Seine Gräfin ist in der Ehekrise bei reichlich Alkohol und Zigaretten gelandet, Anna Princeva stattet die Partie nicht nur mit einem leuchtenden, aufblühenden Sopran aus, sondern auch mit wunderschönen Episoden der Empfindsamkeit und Schwermut. Als ständig verliebter Cherubino vermittelt Kathrin Leidig Leichtigkeit, Klarheit und Frische. Für den Figaro hat man sich aus Graz, der früheren musikalischen Heimat von Dirk Kaftan, Wilfried Zelinka geholt, einen spielfreudigen Bassbariton, der nicht zuletzt seine Rezitative zu kleinen Kunstwerken macht. Zur gewitzten Hammerklavier-Begleitung (Julia Strelchenko) parliert er mit einer Lockerheit und Beredsamkeit, die großes Vergnügen macht. Und schließlich Sumi Hwang als Zofe Susanna: eine sanft erotisch aufgeladene Verführungskünstlerin voller Charme und Süße, in ihrer Stimme findet sich die pure Anmut.

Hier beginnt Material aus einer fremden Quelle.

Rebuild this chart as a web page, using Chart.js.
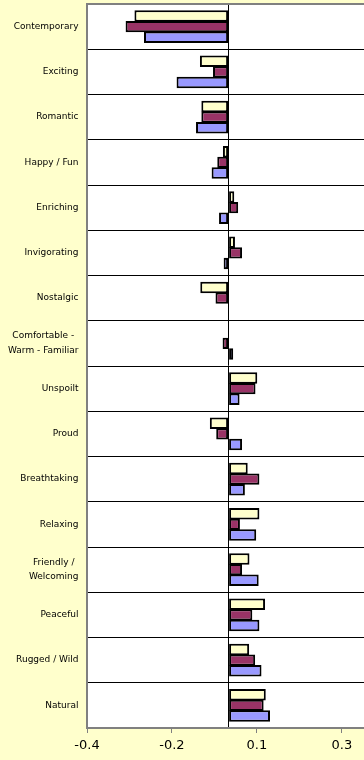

Im Schlussbild der mit Recht heftig umjubelten Bonner Inszenierung gerät die Villa aus den Fugen, der Himmel hängt nicht voller Geigen, sondern voller Gewehre und Geweihe (der Graf ist offenbar auch ein Großwildjäger). Die Akteure gehen verwirrt von der Bühne ab, sie haben viel aufzuarbeiten. So muss das bei Mozart, dem Komponisten der Irrungen und Wirrungen des Herzens, sein.

Die nächsten Aufführungen: 31. Januar, 3., 14. und 23. Februar. Karten bei Bonnticket.